◆ YOUR INSTRUCTIONS ◆
Work through the data line by line, gathering every line that has the word "chart".

◆ INFORMATION SUPPLIED ◆
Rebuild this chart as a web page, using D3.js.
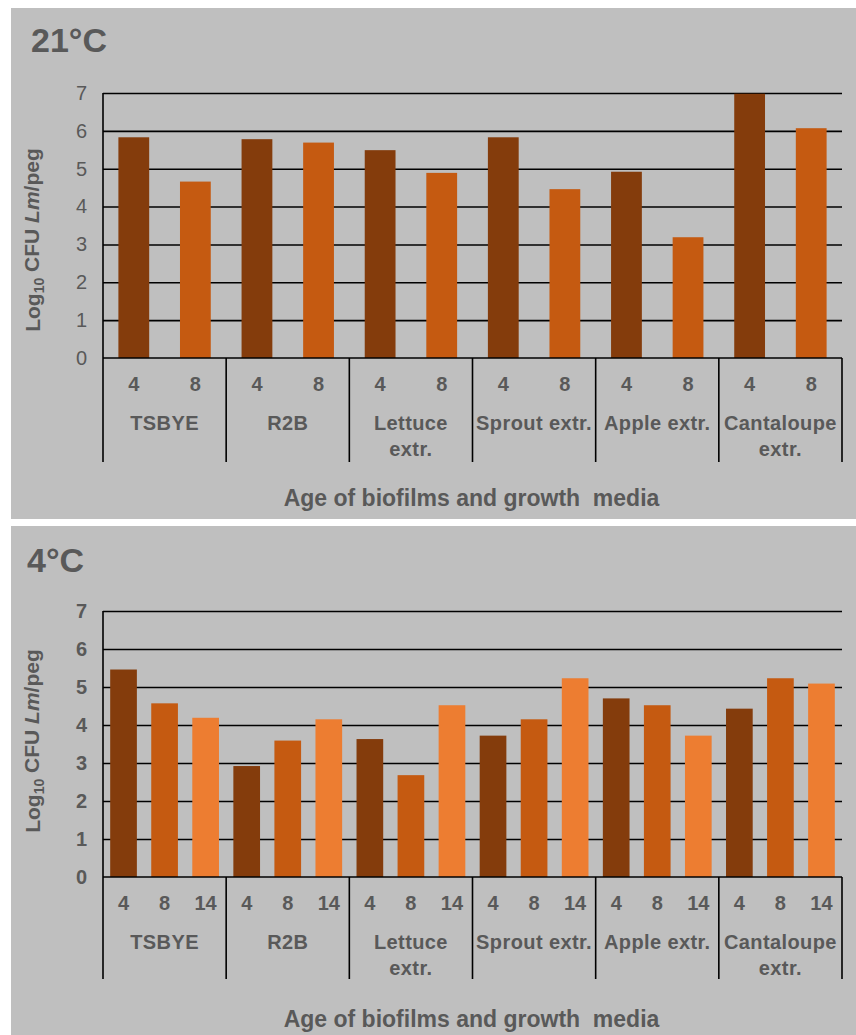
<!DOCTYPE html>
<html>
<head>
<meta charset="utf-8">
<script src="https://cdn.jsdelivr.net/npm/d3@7"></script>
<style>
  html, body { margin: 0; padding: 0; background: #ffffff; }
  svg { display: block; font-family: "Liberation Sans", Arial, sans-serif; }
</style>
</head>
<body>
<svg id="chart" width="856" height="1035"></svg>
<script>
// Growth media (x-axis groups) and their label lines
const media = ["TSBYE", "R2B", "Lettuce extr.", "Sprout extr.", "Apple extr.", "Cantaloupe extr."];
const mediaLines = [["TSBYE"], ["R2B"], ["Lettuce", "extr."], ["Sprout extr."], ["Apple extr."], ["Cantaloupe", "extr."]];

// Biofilm ages (days)
const ages21 = ["4", "8"];
const ages4 = ["4", "8", "14"];

// Log10 CFU L. monocytogenes per peg, 21 °C
const cfu21Day4 = [5.83, 5.78, 5.49, 5.83, 4.92, 6.98];
const cfu21Day8 = [4.66, 5.69, 4.89, 4.46, 3.19, 6.07];

// Log10 CFU L. monocytogenes per peg, 4 °C
const cfu4Day4 = [5.46, 2.92, 3.63, 3.72, 4.70, 4.43];
const cfu4Day8 = [4.57, 3.59, 2.68, 4.15, 4.52, 5.23];
const cfu4Day14 = [4.19, 4.15, 4.52, 5.23, 3.72, 5.09];

const yTicks = [0, 1, 2, 3, 4, 5, 6, 7];
const ageColors = ["#843c0c", "#c55a11", "#ed7d31"];

const svg = d3.select("#chart");
const textColor = "#595959";

function drawPanel(opt) {
  const g = svg.append("g");
  const left = 103, right = 842;
  const top = opt.plotTop, bottom = opt.plotBottom;

  // panel background
  g.append("rect")
    .attr("x", 11).attr("y", opt.panelTop)
    .attr("width", 856 - 11).attr("height", opt.panelBottom - opt.panelTop)
    .attr("fill", "#bfbfbf");

  // title
  g.append("text")
    .attr("x", opt.titleX).attr("y", opt.titleY)
    .attr("font-size", 34).attr("font-weight", "bold")
    .attr("fill", textColor)
    .text(opt.title);

  const x0 = d3.scaleBand().domain(media).range([left, right]).padding(0);
  const x1 = d3.scaleBand().domain(opt.ages).range([0, x0.bandwidth()])
    .paddingInner(opt.barPad).paddingOuter(opt.barPad / 2);
  const y = d3.scaleLinear().domain([0, 7]).range([bottom, top]);

  // horizontal gridlines
  const grid = g.append("g")
    .attr("transform", `translate(${left},0)`)
    .call(d3.axisLeft(y).tickValues(yTicks.filter(v => v > 0)).tickSize(-(right - left)).tickFormat(""));
  grid.select(".domain").remove();
  grid.selectAll(".tick line").attr("stroke", "#000").attr("stroke-width", 1.6);

  // y tick labels
  const yAxis = g.append("g")
    .attr("transform", `translate(${left},0)`)
    .call(d3.axisLeft(y).tickValues(yTicks).tickFormat(d3.format("d")).tickSize(0).tickPadding(16));
  yAxis.select(".domain").remove();
  yAxis.selectAll("text")
    .attr("font-size", 20)
    .attr("font-family", "Liberation Sans, Arial, sans-serif")
    .attr("font-weight", opt.tickBold ? "bold" : "normal")
    .attr("fill", textColor);

  // bars
  const rows = media.map((m, i) => opt.series.map((s, j) => ({ m, age: opt.ages[j], v: s[i], j })));
  g.append("g").selectAll("g")
    .data(rows).join("g")
    .attr("transform", d => `translate(${x0(d[0].m)},0)`)
    .selectAll("rect").data(d => d).join("rect")
    .attr("x", d => x1(d.age))
    .attr("width", x1.bandwidth())
    .attr("y", d => y(d.v))
    .attr("height", d => y(0) - y(d.v))
    .attr("fill", d => ageColors[d.j]);

  // axis frame: left line, baseline, group separators
  const sepBottom = bottom + opt.sepDepth;
  g.append("line")
    .attr("x1", left).attr("x2", left).attr("y1", top).attr("y2", sepBottom)
    .attr("stroke", "#000").attr("stroke-width", 1.6);
  g.append("line")
    .attr("x1", left).attr("x2", right).attr("y1", bottom).attr("y2", bottom)
    .attr("stroke", "#000").attr("stroke-width", 1.6);
  const seps = media.map(m => x0(m) + x0.bandwidth());
  g.selectAll(".sep").data(seps).join("line")
    .attr("x1", d => d).attr("x2", d => d)
    .attr("y1", bottom).attr("y2", sepBottom)
    .attr("stroke", "#000").attr("stroke-width", 1.6);

  // age labels
  const ageLab = media.flatMap(m => opt.ages.map(a => ({ m, a })));
  g.selectAll(".age").data(ageLab).join("text")
    .attr("x", d => x0(d.m) + x1(d.a) + x1.bandwidth() / 2)
    .attr("y", bottom + 26)
    .attr("dy", "0.35em")
    .attr("text-anchor", "middle")
    .attr("font-size", 20).attr("font-weight", "bold")
    .attr("fill", textColor)
    .text(d => d.a);

  // media labels
  const medLab = g.selectAll(".med").data(media).join("text")
    .attr("text-anchor", "middle")
    .attr("font-size", 20).attr("font-weight", "bold")
    .attr("letter-spacing", 0.4)
    .attr("fill", textColor);
  medLab.selectAll("tspan")
    .data((d, i) => mediaLines[i].map((t, k) => ({ t, k, x: x0(d) + x0.bandwidth() / 2 })))
    .join("tspan")
    .attr("x", d => d.x)
    .attr("y", d => bottom + 65 + d.k * 26)
    .attr("dy", "0.35em")
    .text(d => d.t);

  // x-axis title
  g.append("text")
    .attr("x", (left + right) / 2 - 1)
    .attr("y", bottom + opt.xTitleOff)
    .attr("dy", "0.35em")
    .attr("text-anchor", "middle")
    .attr("font-size", 23).attr("font-weight", "bold")
    .attr("fill", textColor)
    .attr("xml:space", "preserve")
    .text("Age of biofilms and growth  media");

  // y-axis title
  const yt = g.append("text")
    .attr("transform", `translate(33,${opt.yTitleY}) rotate(-90)`)
    .attr("text-anchor", "middle")
    .attr("dy", "0.35em")
    .attr("font-size", 21).attr("font-weight", "bold")
    .attr("fill", textColor);
  yt.append("tspan").text("Log");
  yt.append("tspan").attr("font-size", 14).attr("dy", "0.25em").text("10");
  yt.append("tspan").attr("dy", "-0.25em").text(" CFU ");
  yt.append("tspan").attr("font-style", "italic").text("Lm");
  yt.append("tspan").text("/peg");
}

drawPanel({
  title: "21°C", titleX: 31, titleY: 52,
  panelTop: 8, panelBottom: 519,
  plotTop: 93, plotBottom: 358,
  ages: ages21, series: [cfu21Day4, cfu21Day8], barPad: 0.5,
  tickBold: false, sepDepth: 104, xTitleOff: 140, yTitleY: 240
});

drawPanel({
  title: "4°C", titleX: 27, titleY: 572,
  panelTop: 526, panelBottom: 1035,
  plotTop: 611, plotBottom: 877,
  ages: ages4, series: [cfu4Day4, cfu4Day8, cfu4Day14], barPad: 0.35,
  tickBold: true, sepDepth: 102, xTitleOff: 142, yTitleY: 741
});
</script>
</body>
</html>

◆ FINISHED ANSWER ◆
Rebuild this chart as a web page, using D3.js.
<svg id="chart" width="856" height="1035"></svg>
const svg = d3.select("#chart");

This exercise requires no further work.